Le streaming du jour #784 : Sigur Rós - ’Kveikur’
On reviendra très certainement à l’heure des bilans de juin sur ce Kveikur divisant déjà les admirateurs plus ou moins dilettantes des Islandais que nous sommes tous à divers degrés dans l’équipe.
Car s’il est de moins en moins aisé de tout aimer chez Sigur Rós, capables de passer du lyrisme majestueux de Takk... au melting-pot plus superficiel d’un Með suð í eyrum við spilum endalaust comme ils avaient su migrer des friches fantasmatiques de Von au post-rock vocal qu’on leur connaît depuis, nul doute que le retour ici d’une section rythmique surpuissante et des guitares grondantes après la volupté presque ambient de Valtari devrait faire forte impression sur ceux qui regrettaient la dimension plus tourmentée de leurs albums du tournant des années 2000, Ágætis Byrjun en tête.

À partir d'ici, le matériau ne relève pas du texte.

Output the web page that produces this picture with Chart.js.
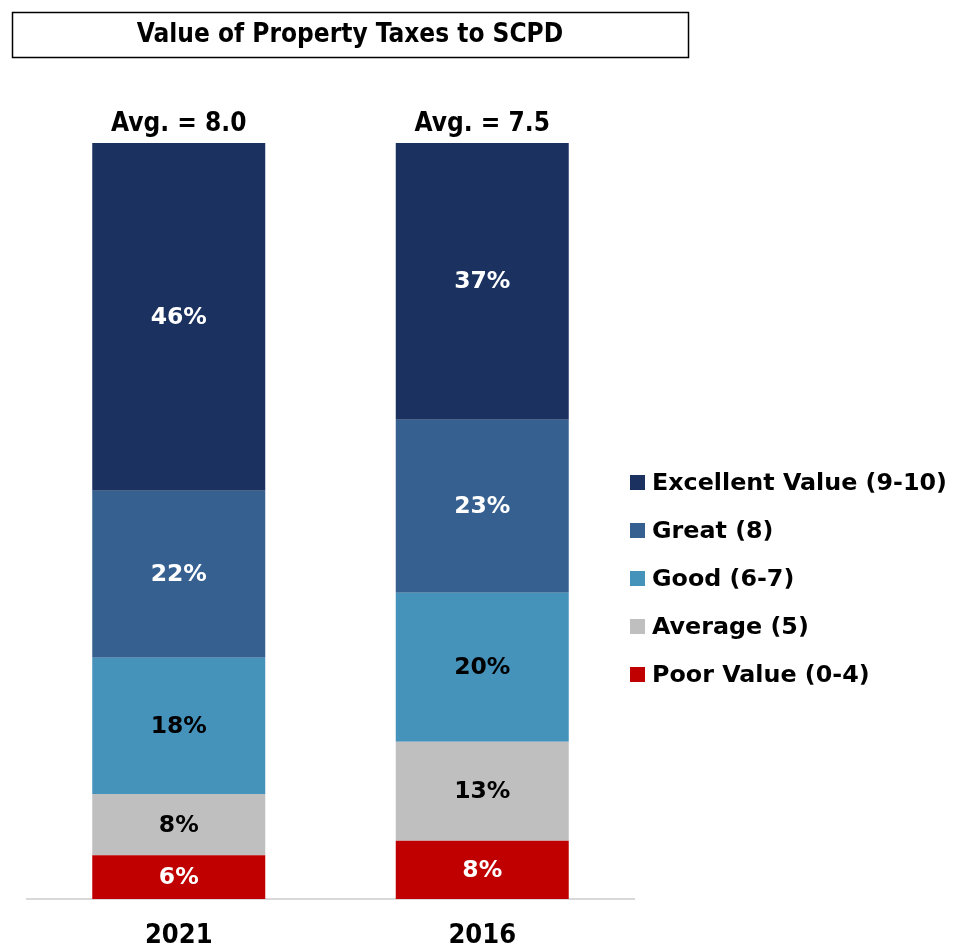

Ce septième album studio en écoute exclusive sur le site officiel du groupe partage en effet avec le chef-d’œuvre pour beaucoup toujours inégalé de Jónsi et sa bande un certain sens de la progression narrative qui se passe d’ailleurs souvent de mots sans pour autant rejoindre l’abstraction émotionnelle d’un ( ), alignant plutôt les morceaux de bravoure comme Homère les chants de son Odyssée et maniant l’ellipse entre les styles et influences dont la cohérence n’exclue pas certains changements d’humeur assez radicaux, de la cavalcade nébuleuse de Yfirbord aux enluminures pop du fabuleux Stormur par exemple.
Épique mais un poil boursoufflé dans ses fripes prog enrobées de chœurs liturgiques, on aurait pu craindre que le single Brennisteinn ne donne le ton de l’opus et sonne le glas d’une ambition démesurée, et pourtant le groupe déjoue toutes nos craintes, qu’il flirte avec la symphonie percussive certes emphatique mais plus charnelle d’un Hrafntinna, enchaîne les envolées frontales de Rafstraumur et Blapradur ou renoue avec la ferveur céleste et désarmante des grandes heures de Takk... avec Isjaki, avant de dérouler dans les brumes claires-obscures de Var, final élégiaque dominé par un piano néo-classique et ces fameuses guitares triturées à l’archet.
Preuve que les Islandais savent toujours allier tripes et délicatesse, Kveikur ne demande ainsi qu’à se laisser apprivoiser et devrait faire date une fois digérée l’impression de trop-plein qu’il dégage à première écoute.